Сын Вождя отметил: совсем еще молодые люди, обоим далеко до тридцати, явно друзья, — потому что разве можно обсуждать подобные темы не с друзьями? — а зовут друг друга по имени-отчеству и на «вы». Он засуетился и заспешил к выходу, оглядываясь на них, — трамвай как раз подкатил к остановке.
Когда они вышли из трамвая, Сын Вождя торопливо сказал:
— Позвольте мне пригласить вас, у меня есть деньги! Только вы мне поможете — я никогда не был в кафе.
Юрий Алексеевич предложил кафе «Мороженое»:
— Зимой там почти никого не бывает, и мы сможем спокойно посидеть и побеседовать.
В кафе он выложил на столик все, что у него было запрятано за отпоротую подкладку пальто, — десять рублей и три рубля.
— Этого хватит на кофе?
— Хватит и останется, — сказал Виталий Андреевич, беря три рубля, а десятку отодвигая.
Сын Вождя внимательно смотрел, как подходит к стойке, заказывает кофе, расплачивается и с подносом возвращается к их столику.
Кофе, оказывается, стоил очень дешево: Виталий Андреевич положил перед Сыном Вождя два рубля сдачи с мелочью.
Они пили кофе, и Сын Вождя рассказал им всю свою жизнь, даже про Марину и про белый камень не утаил, рассказал и про старца Нектария.

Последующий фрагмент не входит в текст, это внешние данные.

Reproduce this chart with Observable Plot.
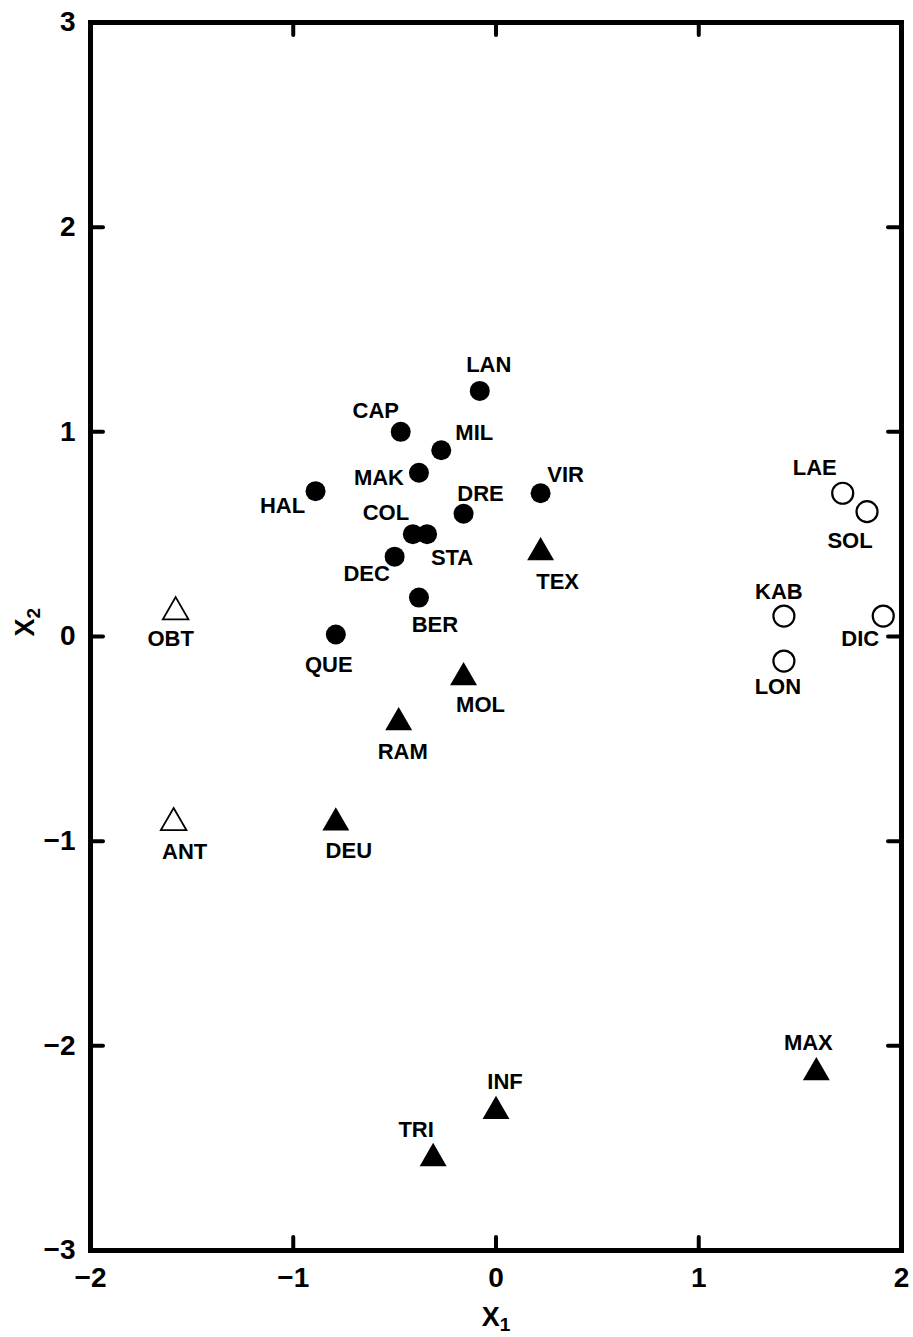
<!DOCTYPE html>
<html>
<head>
<meta charset="utf-8">
<script src="https://cdn.jsdelivr.net/npm/d3@7"></script>
<script src="https://cdn.jsdelivr.net/npm/@observablehq/plot@0.6"></script>
<style>
  html, body { margin: 0; padding: 0; background: #fff; }
  svg { display: block; }
</style>
</head>
<body>
<div id="chart"></div>
<script>
// ---- data ----
const names = ["LAN","CAP","MIL","MAK","HAL","DRE","VIR","COL","STA","DEC","BER","QUE",
               "TEX","MOL","RAM","DEU","INF","TRI","MAX",
               "LAE","SOL","KAB","DIC","LON",
               "OBT","ANT"];
const x1 = [-0.08,-0.47,-0.27,-0.38,-0.89,-0.16,0.22,-0.41,-0.34,-0.50,-0.38,-0.79,
            0.22,-0.16,-0.48,-0.79,0.00,-0.31,1.58,
            1.71,1.83,1.42,1.91,1.42,
            -1.58,-1.59];
const x2 = [1.20,1.00,0.91,0.80,0.71,0.60,0.70,0.50,0.50,0.39,0.19,0.01,
            0.41,-0.20,-0.42,-0.91,-2.32,-2.55,-2.13,
            0.70,0.61,0.10,0.10,-0.12,
            0.12,-0.91];
const groups = ["A","A","A","A","A","A","A","A","A","A","A","A",
                "B","B","B","B","B","B","B",
                "C","C","C","C","C",
                "D","D"];
const xTicks = [-2,-1,0,1,2];
const yTicks = [-3,-2,-1,0,1,2,3];
const innerXTicks = [-1,0,1];
const innerYTicks = [-2,-1,0,1,2];
const xLabel = ["X", "1"];
const yLabel = ["X", "2"];

const points = names.map((n,i) => ({name: n, x1: x1[i], x2: x2[i], group: groups[i]}));

// label placement relative to its marker (px)
const labelOffset = {
  LAN:[9,-26], CAP:[-25,-21], MIL:[33,-17], MAK:[-40,5], HAL:[-33,15], DRE:[17,-20],
  VIR:[25,-18], COL:[-27,-21], STA:[25,24], DEC:[-28,17], BER:[16,27], QUE:[-7,30],
  TEX:[17,29], MOL:[17,28], RAM:[4,29], DEU:[13,28], INF:[9,-29], TRI:[-17,-28], MAX:[-8,-29],
  LAE:[-28,-25], SOL:[-17,29], KAB:[-5,-24], DIC:[-23,23], LON:[-6,26],
  OBT:[-5,27], ANT:[11,29]
};

const W = 913, H = 1337, mL = 90, mR = 12, mT = 22, mB = 87;
const innerW = W - mL - mR, innerH = H - mT - mB;
const tickLen = 13;
const font = "'Liberation Sans', Arial, Helvetica, 'DejaVu Sans', sans-serif";
const fmt = d => (d < 0 ? "\u2212" : "") + Math.abs(d);

const byGroup = g => points.filter(d => d.group === g);

const labelMarks = points.map(d => Plot.text([d], {
  x: "x1", y: "x2", text: "name",
  dx: labelOffset[d.name][0], dy: labelOffset[d.name][1],
  fontSize: 22, fontWeight: "bold", fill: "black"
}));

const chart = Plot.plot({
  width: W, height: H,
  marginLeft: mL, marginRight: mR, marginTop: mT, marginBottom: mB,
  style: {fontFamily: font, background: "white", color: "black"},
  x: {domain: [-2, 2]},
  y: {domain: [-3, 3]},
  marks: [
    Plot.axisX({ticks: xTicks, tickFormat: fmt, tickSize: 0, tickPadding: 17, fontSize: 28, fontWeight: "bold", label: null}),
    Plot.axisY({ticks: yTicks, tickFormat: fmt, tickSize: 0, tickPadding: 15, fontSize: 28, fontWeight: "bold", label: null}),
    // inward ticks
    Plot.tickX(innerXTicks, {x: d => d, insetTop: innerH - tickLen, stroke: "black", strokeWidth: 4, strokeLinecap: "round"}),
    Plot.tickX(innerXTicks, {x: d => d, insetBottom: innerH - tickLen, stroke: "black", strokeWidth: 4, strokeLinecap: "round"}),
    Plot.tickY(innerYTicks, {y: d => d, insetRight: innerW - tickLen, stroke: "black", strokeWidth: 4, strokeLinecap: "round"}),
    Plot.tickY(innerYTicks, {y: d => d, insetLeft: innerW - tickLen, stroke: "black", strokeWidth: 4, strokeLinecap: "round"}),
    Plot.frame({stroke: "black", strokeWidth: 5}),
    // markers
    Plot.dot(byGroup("A"), {x: "x1", y: "x2", r: 10, fill: "black", stroke: "none", symbol: "circle"}),
    Plot.dot(byGroup("B"), {x: "x1", y: "x2", r: 10, fill: "black", stroke: "none", symbol: "triangle"}),
    Plot.dot(byGroup("C"), {x: "x1", y: "x2", r: 10.5, fill: "white", stroke: "black", strokeWidth: 2.2, symbol: "circle"}),
    Plot.dot(byGroup("D"), {x: "x1", y: "x2", r: 9.5, fill: "white", stroke: "black", strokeWidth: 1.8, symbol: "triangle"}),
    ...labelMarks,
    // axis titles (subscript added below)
    Plot.text([xLabel.join("")], {text: d => d, frameAnchor: "bottom", dy: 75, fontSize: 27, fontWeight: "bold", className: "axis-title"}),
    Plot.text([yLabel.join("")], {text: d => d, frameAnchor: "left", dx: -65, rotate: -90, fontSize: 27, fontWeight: "bold", className: "axis-title"})
  ]
});

// turn "X1"/"X2" into X with a subscript digit
d3.select(chart).selectAll("g.axis-title text").each(function() {
  const t = d3.select(this);
  const s = t.text();
  t.text(null);
  t.append("tspan").text(s[0]);
  t.append("tspan").attr("font-size", 19).attr("dy", "0.3em").text(s.slice(1));
});

document.getElementById("chart").appendChild(chart);
</script>
</body>
</html>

Они слушали очень внимательно, иногда переглядываясь, иногда замечая:
— Вы понимаете, Виталий Андреевич, когда это происходило?
— Да, конечно, Юрий Алексеевич: как раз в этот момент резко поменялся политический курс.

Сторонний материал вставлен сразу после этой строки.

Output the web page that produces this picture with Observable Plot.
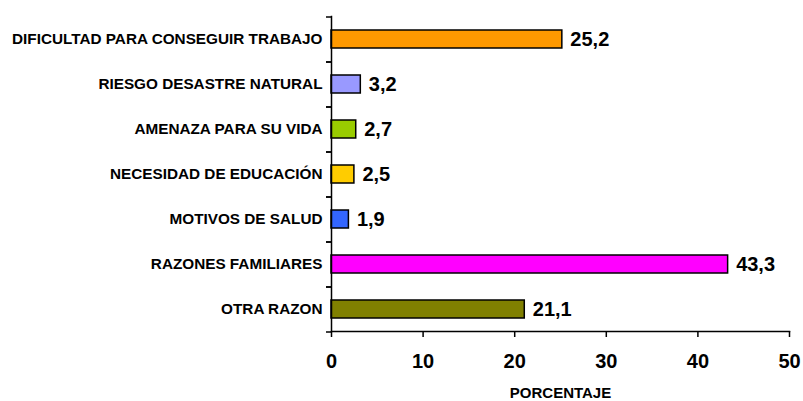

По всему было видно, что они сразу поверили ему и верили каждому его слову.
Когда он кончил, все трое долго молчали. Потом заговорил Юрий Алексеевич, тот, что носил бородку.

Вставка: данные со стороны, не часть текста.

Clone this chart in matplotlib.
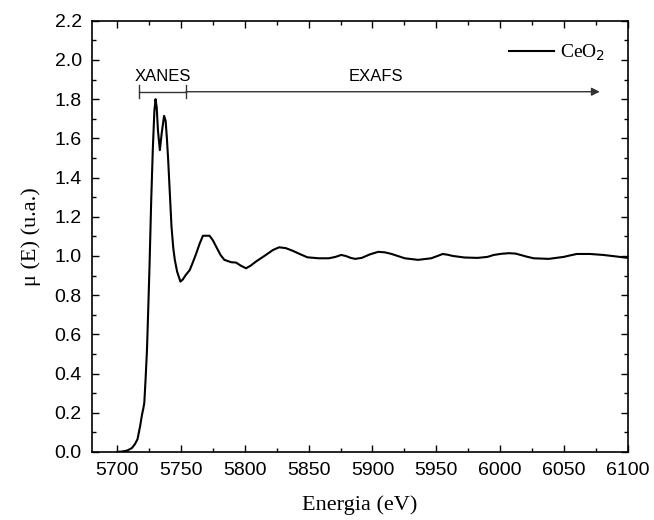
import matplotlib
matplotlib.use('Agg')
import matplotlib.pyplot as plt
from matplotlib.ticker import MultipleLocator

energia = [5700, 5704, 5708, 5711.5, 5714, 5716, 5718, 5719.5, 5720.5, 5721.3,
           5722.3, 5723.4, 5724.4, 5725.4, 5726.7, 5728, 5729.2, 5730.1, 5731, 5732,
           5733.5, 5735, 5736.8, 5738, 5739, 5740, 5741.3, 5742.6, 5744, 5745.2,
           5747, 5749.6, 5751.5, 5753.8, 5756.9, 5759.5, 5762, 5764.5, 5767.2, 5772.4,
           5775, 5777.6, 5781, 5784, 5789.3, 5793.2, 5797, 5801, 5804.5, 5808.7,
           5816.5, 5822, 5826.9, 5832, 5837.3, 5843, 5849, 5858, 5865.8, 5871,
           5875.5, 5879, 5883, 5886.4, 5891.6, 5898, 5904.6, 5910, 5915, 5925.3,
           5935.7, 5946, 5951, 5955, 5959, 5962.8, 5972, 5982.3, 5990, 5995,
           6001, 6007, 6012, 6016, 6021, 6026.3, 6038, 6049.7, 6055, 6060,
           6070.4, 6080.8, 6090, 6100]
mu = [0.000, 0.002, 0.007, 0.019, 0.040, 0.065, 0.13, 0.19, 0.22, 0.25,
      0.37, 0.52, 0.73, 0.95, 1.28, 1.55, 1.74, 1.80, 1.76, 1.64,
      1.54, 1.63, 1.715, 1.69, 1.60, 1.49, 1.32, 1.15, 1.04, 0.98,
      0.92, 0.869, 0.88, 0.903, 0.928, 0.97, 1.013, 1.06, 1.103, 1.103,
      1.08, 1.047, 1.005, 0.98, 0.968, 0.966, 0.950, 0.937, 0.950, 0.971,
      1.005, 1.03, 1.044, 1.040, 1.027, 1.01, 0.993, 0.988, 0.988, 0.995,
      1.005, 1.0, 0.99, 0.985, 0.99, 1.008, 1.021, 1.018, 1.01, 0.988,
      0.98, 0.988, 1.0, 1.01, 1.006, 1.0, 0.992, 0.99, 0.995, 1.005,
      1.011, 1.014, 1.012, 1.005, 0.996, 0.988, 0.985, 0.995, 1.003, 1.01,
      1.01, 1.005, 0.998, 0.99]

# regiones marcadas arriba
xanes = [5717.5, 5754]
exafs = [5754, 6078]
nivel = 1.838

fig = plt.figure(figsize=(6.54, 5.2), dpi=100)
ax = fig.add_axes([0.140, 0.131, 0.820, 0.829])

ax.plot(energia, mu, color='black', linewidth=1.5, label='CeO$_2$')

# barra XANES y flecha EXAFS
ax.plot(xanes, [nivel, nivel], color='#333333', linewidth=1.0)
for e in xanes:
	ax.plot([e, e], [nivel - 0.032, nivel + 0.032], color='#333333', linewidth=1.0)
ax.annotate('', xy=(exafs[1], nivel), xytext=(exafs[0], nivel),
            arrowprops=dict(arrowstyle='-|>', color='#333333', lw=1.0,
                            mutation_scale=12, shrinkA=0, shrinkB=0))
ax.text(sum(xanes) / 2, nivel + 0.04, 'XANES', ha='center', va='bottom',
        fontsize=12, family='Liberation Sans')
ax.text(5903, nivel + 0.04, 'EXAFS', ha='center', va='bottom',
        fontsize=12, family='Liberation Sans')

ax.set_xlim(5680, 6100)
ax.set_ylim(0, 2.2)
ax.xaxis.set_major_locator(MultipleLocator(50))
ax.xaxis.set_minor_locator(MultipleLocator(25))
ax.yaxis.set_major_locator(MultipleLocator(0.2))
ax.yaxis.set_minor_locator(MultipleLocator(0.1))
ax.yaxis.set_major_formatter(plt.FormatStrFormatter('%.1f'))

ax.tick_params(which='both', direction='in', top=True, right=True, width=1.0)
ax.tick_params(which='major', length=5, labelsize=14, pad=7)
ax.tick_params(which='minor', length=3)
for lab in ax.get_xticklabels() + ax.get_yticklabels():
	lab.set_family('Liberation Sans')
for s in ax.spines.values():
	s.set_linewidth(1.2)

ax.set_xlabel('Energia (eV)', fontsize=16, family='Liberation Serif', labelpad=12)
ax.set_ylabel('μ (E) (u.a.)', fontsize=16, family='Liberation Serif', labelpad=10)

leg = ax.legend(loc='upper right', frameon=False, handlelength=2.3, handletextpad=0.3,
                prop={'family': 'Liberation Serif', 'size': 14},
                bbox_to_anchor=(0.99, 0.99))

fig.savefig('out.png', dpi=100)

— Все, что вы нам рассказали, — начал он, — чрезвычайно интересно. Это полностью укладывается в наше представление об этом человеке, о его морали. Ну а что касается ваших тюремщиков, так ведь не с вами одним обошлись так круто: по некоторым данным, только в результате репрессий было уничтожено шестьдесят шесть миллионов российских граждан. Заметьте, Виталий Андреевич, — шестьдесят шесть, неполное число Зверя! А уж сколько исковеркано судеб — это подсчитать не дано никому, кроме Господа Бога. Если вы веруете в Него — утешайтесь тем, что на Страшном Суде все казненные и обездоленные восстанут и предъявят счет палачам. По этому счету вы — счастливый человек: там, на последнем Суде, вы определенно будете стоять в ряду жертв, а не палачей, и потому будете помилованы. А здесь, на земле… Поверьте, пока ничего, ровным счетом ничего нельзя сделать. Многие знают правду, а что они могут? Ну, поговорят на кухне с друзьями или вот как мы с вами — в пустом кафе да и разойдутся. А ваша личная история… Допустим, вы ее запишете, а мы распространим, передадим на Запад, и там ее опубликуют. И каков же будет результат? Они вас моментально вычислят и уничтожат!
— Я готов к смерти…
— Да нет, вы меня не поняли! Они не станут вас убивать, они теперь это очень редко практикуют. Но у них есть методы пострашнее расстрела: они вас засадят в психушку уже до конца ваших дней. Лично я не советую вам идти таким путем. Попробуйте вместо того потребовать от них смягчения надзора, права встречаться с людьми, заводить знакомства.
— Не думаю, что они на это пойдут.
— А вы попытайтесь. Но если даже ваше положение не изменится, подумайте о том, что домашняя тюрьма, в которой вас теперь содержат, — это не самое худшее место заключения в нашей стране. У вас вот и после пребывания в казанской спецпсихбольнице сохранились ум и память, а в нынешней психбольнице, даже обыкновенной городской, вас могут лишить и того, и другого — теперь у них есть для этого специальные врачи и лекарства.